- **Work to complete**: Begin at the top of the records below and return each line exactly through the line with "(0,0) rectangle (1080,495);". Skip pictures.

(Rows from a dataset of charts and code)
%%

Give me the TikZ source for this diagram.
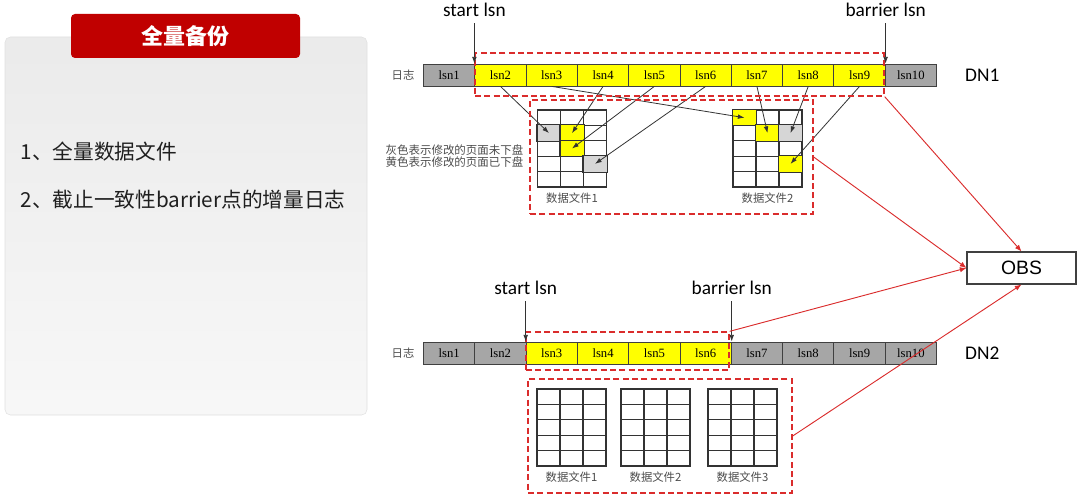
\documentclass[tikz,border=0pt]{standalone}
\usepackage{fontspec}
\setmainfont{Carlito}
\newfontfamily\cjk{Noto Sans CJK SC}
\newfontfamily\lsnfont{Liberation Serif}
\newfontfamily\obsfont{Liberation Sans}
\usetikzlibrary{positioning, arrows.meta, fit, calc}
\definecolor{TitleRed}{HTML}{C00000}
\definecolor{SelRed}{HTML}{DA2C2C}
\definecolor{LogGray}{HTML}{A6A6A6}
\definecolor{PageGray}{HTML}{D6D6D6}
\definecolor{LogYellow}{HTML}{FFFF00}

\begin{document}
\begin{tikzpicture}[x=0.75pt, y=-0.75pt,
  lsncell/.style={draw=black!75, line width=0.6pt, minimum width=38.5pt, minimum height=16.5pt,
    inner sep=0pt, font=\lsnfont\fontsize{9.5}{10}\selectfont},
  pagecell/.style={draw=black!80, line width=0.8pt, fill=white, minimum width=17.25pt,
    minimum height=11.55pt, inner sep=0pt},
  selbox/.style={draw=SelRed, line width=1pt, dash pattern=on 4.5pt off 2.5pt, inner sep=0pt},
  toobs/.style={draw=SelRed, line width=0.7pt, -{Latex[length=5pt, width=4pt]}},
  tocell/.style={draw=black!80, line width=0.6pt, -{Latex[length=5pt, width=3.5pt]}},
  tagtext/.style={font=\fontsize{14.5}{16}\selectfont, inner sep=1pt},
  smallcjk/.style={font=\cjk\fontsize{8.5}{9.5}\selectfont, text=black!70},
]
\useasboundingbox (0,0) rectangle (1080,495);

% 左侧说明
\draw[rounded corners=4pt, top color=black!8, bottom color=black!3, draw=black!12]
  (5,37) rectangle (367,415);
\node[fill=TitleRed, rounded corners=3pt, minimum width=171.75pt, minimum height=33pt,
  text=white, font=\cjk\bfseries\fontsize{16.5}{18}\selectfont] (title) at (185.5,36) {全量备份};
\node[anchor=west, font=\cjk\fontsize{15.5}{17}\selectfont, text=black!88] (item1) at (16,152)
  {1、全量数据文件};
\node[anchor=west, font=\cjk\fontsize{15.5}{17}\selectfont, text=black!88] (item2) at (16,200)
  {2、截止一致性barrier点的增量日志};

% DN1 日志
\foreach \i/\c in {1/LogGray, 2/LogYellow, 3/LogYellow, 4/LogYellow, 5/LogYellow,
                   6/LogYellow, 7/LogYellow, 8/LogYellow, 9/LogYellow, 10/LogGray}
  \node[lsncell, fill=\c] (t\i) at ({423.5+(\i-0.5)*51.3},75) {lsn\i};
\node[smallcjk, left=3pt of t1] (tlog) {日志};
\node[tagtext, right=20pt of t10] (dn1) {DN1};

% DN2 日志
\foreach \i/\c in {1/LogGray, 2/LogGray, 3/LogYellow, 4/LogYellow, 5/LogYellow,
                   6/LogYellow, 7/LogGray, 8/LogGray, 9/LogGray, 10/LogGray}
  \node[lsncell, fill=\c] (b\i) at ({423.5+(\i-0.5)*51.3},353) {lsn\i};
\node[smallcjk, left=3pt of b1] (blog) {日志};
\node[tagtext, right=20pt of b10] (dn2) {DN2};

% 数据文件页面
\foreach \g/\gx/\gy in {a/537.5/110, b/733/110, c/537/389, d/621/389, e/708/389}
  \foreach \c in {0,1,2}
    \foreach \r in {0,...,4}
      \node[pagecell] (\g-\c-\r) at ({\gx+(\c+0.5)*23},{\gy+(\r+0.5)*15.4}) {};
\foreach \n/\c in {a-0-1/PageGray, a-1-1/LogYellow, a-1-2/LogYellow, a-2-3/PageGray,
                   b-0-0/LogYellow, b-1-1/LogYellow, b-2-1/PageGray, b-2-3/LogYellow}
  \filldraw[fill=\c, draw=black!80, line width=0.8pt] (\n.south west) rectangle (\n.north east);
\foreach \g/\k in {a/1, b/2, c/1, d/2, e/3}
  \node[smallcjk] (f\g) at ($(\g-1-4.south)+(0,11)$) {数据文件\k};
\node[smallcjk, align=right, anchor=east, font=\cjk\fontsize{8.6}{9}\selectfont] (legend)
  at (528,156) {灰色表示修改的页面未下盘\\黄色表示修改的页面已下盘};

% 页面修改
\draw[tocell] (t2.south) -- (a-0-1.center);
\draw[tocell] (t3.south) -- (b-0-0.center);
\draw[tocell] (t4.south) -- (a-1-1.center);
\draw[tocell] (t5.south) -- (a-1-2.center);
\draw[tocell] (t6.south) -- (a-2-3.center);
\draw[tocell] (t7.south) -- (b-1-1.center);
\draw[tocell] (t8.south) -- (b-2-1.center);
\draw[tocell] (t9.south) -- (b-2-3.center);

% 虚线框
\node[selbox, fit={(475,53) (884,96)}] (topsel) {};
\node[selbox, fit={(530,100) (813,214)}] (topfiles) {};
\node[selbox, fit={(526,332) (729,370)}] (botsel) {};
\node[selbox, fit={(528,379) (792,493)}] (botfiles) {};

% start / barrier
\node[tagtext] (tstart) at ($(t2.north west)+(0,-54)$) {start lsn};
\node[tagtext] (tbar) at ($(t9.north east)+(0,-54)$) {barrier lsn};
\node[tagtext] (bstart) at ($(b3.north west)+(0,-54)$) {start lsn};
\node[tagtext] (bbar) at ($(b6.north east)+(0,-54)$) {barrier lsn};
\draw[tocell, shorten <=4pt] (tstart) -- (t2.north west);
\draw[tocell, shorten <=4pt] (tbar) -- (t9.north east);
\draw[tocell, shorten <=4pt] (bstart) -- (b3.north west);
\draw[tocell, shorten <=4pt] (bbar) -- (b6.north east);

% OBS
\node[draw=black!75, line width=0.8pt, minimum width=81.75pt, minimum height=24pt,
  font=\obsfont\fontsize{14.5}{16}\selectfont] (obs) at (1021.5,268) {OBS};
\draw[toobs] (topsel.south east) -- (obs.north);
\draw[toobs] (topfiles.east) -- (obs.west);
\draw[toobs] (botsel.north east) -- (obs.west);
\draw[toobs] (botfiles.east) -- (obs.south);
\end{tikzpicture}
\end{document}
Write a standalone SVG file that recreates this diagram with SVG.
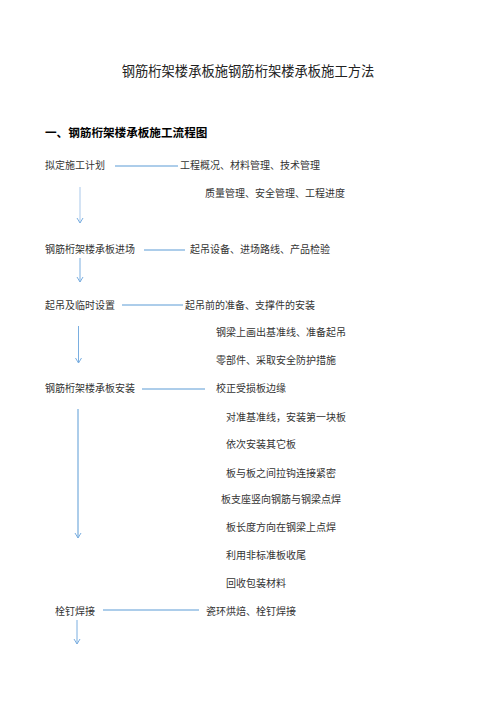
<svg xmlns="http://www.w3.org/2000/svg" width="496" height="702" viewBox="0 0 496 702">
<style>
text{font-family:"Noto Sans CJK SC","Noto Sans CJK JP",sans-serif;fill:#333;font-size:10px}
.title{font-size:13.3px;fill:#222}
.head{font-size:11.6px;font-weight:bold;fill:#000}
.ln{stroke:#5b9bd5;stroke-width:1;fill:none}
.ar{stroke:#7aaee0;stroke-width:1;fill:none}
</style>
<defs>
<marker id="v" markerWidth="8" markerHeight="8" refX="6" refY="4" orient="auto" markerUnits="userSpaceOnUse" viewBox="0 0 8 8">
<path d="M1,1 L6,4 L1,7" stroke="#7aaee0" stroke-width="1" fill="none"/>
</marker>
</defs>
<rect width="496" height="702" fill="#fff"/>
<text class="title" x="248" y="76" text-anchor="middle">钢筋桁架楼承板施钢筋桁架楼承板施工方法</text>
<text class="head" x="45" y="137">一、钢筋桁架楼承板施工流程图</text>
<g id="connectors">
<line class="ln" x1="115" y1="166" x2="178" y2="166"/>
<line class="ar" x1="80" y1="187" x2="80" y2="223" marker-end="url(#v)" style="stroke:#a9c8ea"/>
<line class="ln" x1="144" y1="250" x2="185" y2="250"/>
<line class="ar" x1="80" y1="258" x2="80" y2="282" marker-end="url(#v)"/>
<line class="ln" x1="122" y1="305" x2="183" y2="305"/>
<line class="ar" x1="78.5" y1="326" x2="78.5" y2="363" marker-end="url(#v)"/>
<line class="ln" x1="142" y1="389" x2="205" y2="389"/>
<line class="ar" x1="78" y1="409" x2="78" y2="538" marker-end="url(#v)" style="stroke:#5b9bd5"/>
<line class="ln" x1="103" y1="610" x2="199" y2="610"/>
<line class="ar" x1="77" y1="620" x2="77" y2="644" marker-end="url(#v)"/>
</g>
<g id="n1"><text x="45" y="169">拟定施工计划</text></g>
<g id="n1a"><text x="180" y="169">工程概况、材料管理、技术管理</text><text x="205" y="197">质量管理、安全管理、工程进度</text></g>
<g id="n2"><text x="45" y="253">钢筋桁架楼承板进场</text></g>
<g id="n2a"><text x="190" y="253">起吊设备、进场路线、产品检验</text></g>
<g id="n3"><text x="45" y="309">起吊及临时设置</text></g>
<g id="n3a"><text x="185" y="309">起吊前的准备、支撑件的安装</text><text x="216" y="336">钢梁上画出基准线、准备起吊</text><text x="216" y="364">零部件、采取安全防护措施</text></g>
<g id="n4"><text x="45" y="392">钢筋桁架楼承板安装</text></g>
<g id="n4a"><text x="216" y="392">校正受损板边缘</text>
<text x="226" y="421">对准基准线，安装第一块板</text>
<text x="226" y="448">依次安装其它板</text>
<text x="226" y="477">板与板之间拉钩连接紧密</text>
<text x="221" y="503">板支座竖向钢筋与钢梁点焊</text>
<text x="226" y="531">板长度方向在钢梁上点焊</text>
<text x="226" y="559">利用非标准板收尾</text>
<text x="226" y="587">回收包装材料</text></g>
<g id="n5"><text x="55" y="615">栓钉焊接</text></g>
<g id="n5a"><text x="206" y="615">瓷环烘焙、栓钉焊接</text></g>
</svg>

%%

- **Output of the task**:
Give me the TikZ source for this diagram.
\documentclass[tikz,border=0pt]{standalone}
\usepackage{fontspec}
\setmainfont{Carlito}
\newfontfamily\cjk{Noto Sans CJK SC}
\newfontfamily\lsnfont{Liberation Serif}
\newfontfamily\obsfont{Liberation Sans}
\usetikzlibrary{positioning, arrows.meta, fit, calc}
\definecolor{TitleRed}{HTML}{C00000}
\definecolor{SelRed}{HTML}{DA2C2C}
\definecolor{LogGray}{HTML}{A6A6A6}
\definecolor{PageGray}{HTML}{D6D6D6}
\definecolor{LogYellow}{HTML}{FFFF00}

\begin{document}
\begin{tikzpicture}[x=0.75pt, y=-0.75pt,
  lsncell/.style={draw=black!75, line width=0.6pt, minimum width=38.5pt, minimum height=16.5pt,
    inner sep=0pt, font=\lsnfont\fontsize{9.5}{10}\selectfont},
  pagecell/.style={draw=black!80, line width=0.8pt, fill=white, minimum width=17.25pt,
    minimum height=11.55pt, inner sep=0pt},
  selbox/.style={draw=SelRed, line width=1pt, dash pattern=on 4.5pt off 2.5pt, inner sep=0pt},
  toobs/.style={draw=SelRed, line width=0.7pt, -{Latex[length=5pt, width=4pt]}},
  tocell/.style={draw=black!80, line width=0.6pt, -{Latex[length=5pt, width=3.5pt]}},
  tagtext/.style={font=\fontsize{14.5}{16}\selectfont, inner sep=1pt},
  smallcjk/.style={font=\cjk\fontsize{8.5}{9.5}\selectfont, text=black!70},
]
\useasboundingbox (0,0) rectangle (1080,495);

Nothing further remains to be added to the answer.